Last week, a delegation from India and Malawi spent several days in the United States, stopping in Washington, D.C., for Congressional office meetings and the U.S. Department of Education, then attending a conference on civic education and holding individual meetings at IU Bloomington. The trip followed Mason and Helfenbein's visits to India and Malawi in December. One of the activities of the partnership is to assist educators in India and Malawi with the implementation of "Project Citizen," a school program in which students examine public policy issues in their communities.

"The purpose of the partnership is to create school programs that promote active citizenship on the part of students," Mason said. He added that Indian educators are trying to equip students to take on the pressing concerns facing the huge nation. "In India, we saw that Project Citizen is very well established in a number of schools," he said. "What they lacked was a means of really documenting the effect that this was having on the students' understanding of citizenship and their acquisition of communication, problem solving and critical thinking skills. We are helping them devise ways to do this,"

Education about democracy is particularly important in Malawi, where one-party rule ended only 15 years ago and political corruption and deadlock have hampered growth. "The material conditions are really challenging," Mason said. "They just don't have the resources for the students to carry out and present their Project Citizen work."

During their visit to IU, members of the delegations from the two countries acknowledged the challenges, but noted the possibilities they have observed in their experience with Project Citizen. "Democracy has good tendencies," said Joseph Matola of the Malawi Ministry of Education, Science and Technology. "One of the tendencies is human rights. The other tendency is recognition that you should be responsible for other people in the society. Educators in Malawi, India and the U.S. continue to seek ways to get students to understand these ideas and to act in accordance with them."

Meera Balachandran, the coordinator for India's Civitas program describes Project Citizen as "one project where all the subjects get integrated and something really happens out of it," Balachandran said. "It's not just academic learning."

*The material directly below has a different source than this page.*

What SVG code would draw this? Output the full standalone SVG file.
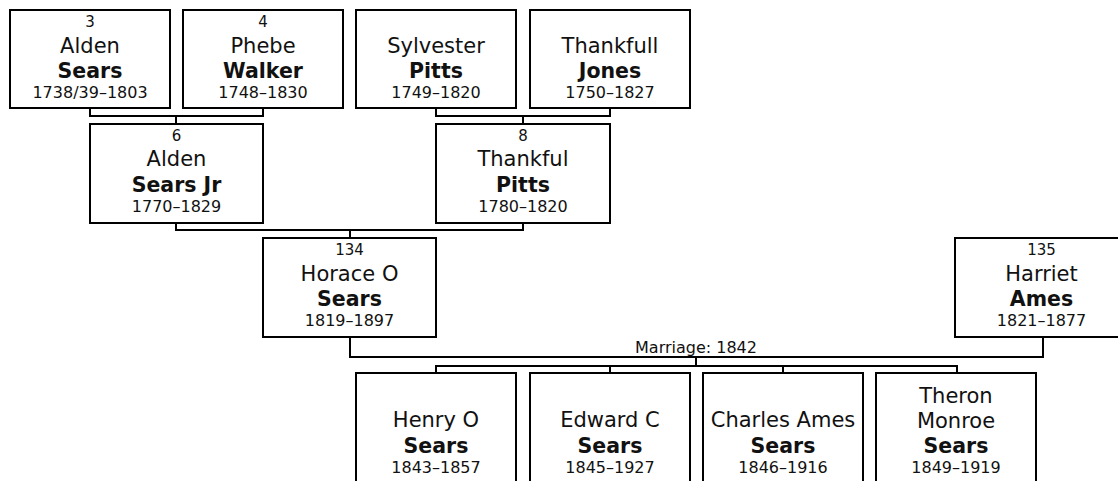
<svg xmlns="http://www.w3.org/2000/svg" width="1118" height="481" viewBox="0 0 1118 481">
<style>
rect.box{fill:#fff;stroke:#000;stroke-width:2}
text{font-family:"DejaVu Sans",Verdana,sans-serif;fill:#111;text-anchor:middle}
.num{font-size:15px}
.nm{font-size:21px}
.sn{font-size:20.5px;font-weight:bold}
.dt{font-size:16px}
.lbl{font-size:16px}
#connectors path{fill:none;stroke:#000;stroke-width:2}
</style>
<rect width="1118" height="481" fill="#fff"/>
<g id="connectors">
<path d="M90 108V116H263V108M176 116V124"/>
<path d="M436 108V116H610V108M523 116V124"/>
<path d="M176 223V230H523V223M350 230V238"/>
<path d="M350 337V357H1043V337M696 357V366"/>
<path d="M436 373V366H957V373M610 366V373M783 366V373"/>
<text class="lbl" x="696" y="353">Marriage: 1842</text>
</g>
<g id="n3"><rect class="box" x="10" y="10" width="160" height="98"/>
<text class="num" x="90" y="27">3</text><text class="nm" x="90" y="53">Alden</text><text class="sn" x="90" y="78">Sears</text><text class="dt" x="90" y="98">1738/39–1803</text></g>
<g id="n4"><rect class="box" x="183" y="10" width="160" height="98"/>
<text class="num" x="263" y="27">4</text><text class="nm" x="263" y="53">Phebe</text><text class="sn" x="263" y="78">Walker</text><text class="dt" x="263" y="98">1748–1830</text></g>
<g id="sylvester"><rect class="box" x="356" y="10" width="160" height="98"/>
<text class="nm" x="436" y="53">Sylvester</text><text class="sn" x="436" y="78">Pitts</text><text class="dt" x="436" y="98">1749–1820</text></g>
<g id="thankfull"><rect class="box" x="530" y="10" width="160" height="98"/>
<text class="nm" x="610" y="53">Thankfull</text><text class="sn" x="610" y="78">Jones</text><text class="dt" x="610" y="98">1750–1827</text></g>
<g id="n6"><rect class="box" x="90" y="124" width="173" height="99"/>
<text class="num" x="176.5" y="141">6</text><text class="nm" x="176.5" y="166">Alden</text><text class="sn" x="176.5" y="192">Sears Jr</text><text class="dt" x="176.5" y="212">1770–1829</text></g>
<g id="n8"><rect class="box" x="436" y="124" width="174" height="99"/>
<text class="num" x="523" y="141">8</text><text class="nm" x="523" y="166">Thankful</text><text class="sn" x="523" y="192">Pitts</text><text class="dt" x="523" y="212">1780–1820</text></g>
<g id="n134"><rect class="box" x="263" y="238" width="173" height="99"/>
<text class="num" x="349.5" y="255">134</text><text class="nm" x="349.5" y="281">Horace O</text><text class="sn" x="349.5" y="306">Sears</text><text class="dt" x="349.5" y="326">1819–1897</text></g>
<g id="n135"><rect class="box" x="955" y="238" width="173" height="99"/>
<text class="num" x="1041.5" y="255">135</text><text class="nm" x="1041.5" y="281">Harriet</text><text class="sn" x="1041.5" y="306">Ames</text><text class="dt" x="1041.5" y="326">1821–1877</text></g>
<g id="henry"><rect class="box" x="356" y="373" width="160" height="130"/>
<text class="nm" x="436" y="427">Henry O</text><text class="sn" x="436" y="453">Sears</text><text class="dt" x="436" y="473">1843–1857</text></g>
<g id="edward"><rect class="box" x="530" y="373" width="160" height="130"/>
<text class="nm" x="610" y="427">Edward C</text><text class="sn" x="610" y="453">Sears</text><text class="dt" x="610" y="473">1845–1927</text></g>
<g id="charles"><rect class="box" x="703" y="373" width="160" height="130"/>
<text class="nm" x="783" y="427">Charles Ames</text><text class="sn" x="783" y="453">Sears</text><text class="dt" x="783" y="473">1846–1916</text></g>
<g id="theron"><rect class="box" x="876" y="373" width="160" height="130"/>
<text class="nm" x="956" y="403">Theron</text><text class="nm" x="956" y="428">Monroe</text><text class="sn" x="956" y="453">Sears</text><text class="dt" x="956" y="473">1849–1919</text></g>
</svg>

She cites several examples of student projects that have made a difference. Balachandran said students have conducted Project Citizen efforts that have included bringing attention to the problem of female feticide -- the killing of unborn female children by some families who don't want girls. In another project, students pressed local government to release money designated building toilets for villagers' homes. Other students worked to preserve centuries-old monuments in Delhi, even teaching residents of local slums how to care for them.

"These are little examples of how Project Citizen has really made children very conscious," Balachandran said.

Balachandran and her Malawi counterpart, Misheck Munthali, are attending the Civitas World Congress as well. Mason said he'll meet with them in Cape Town to discuss future exchanges and partnership activities.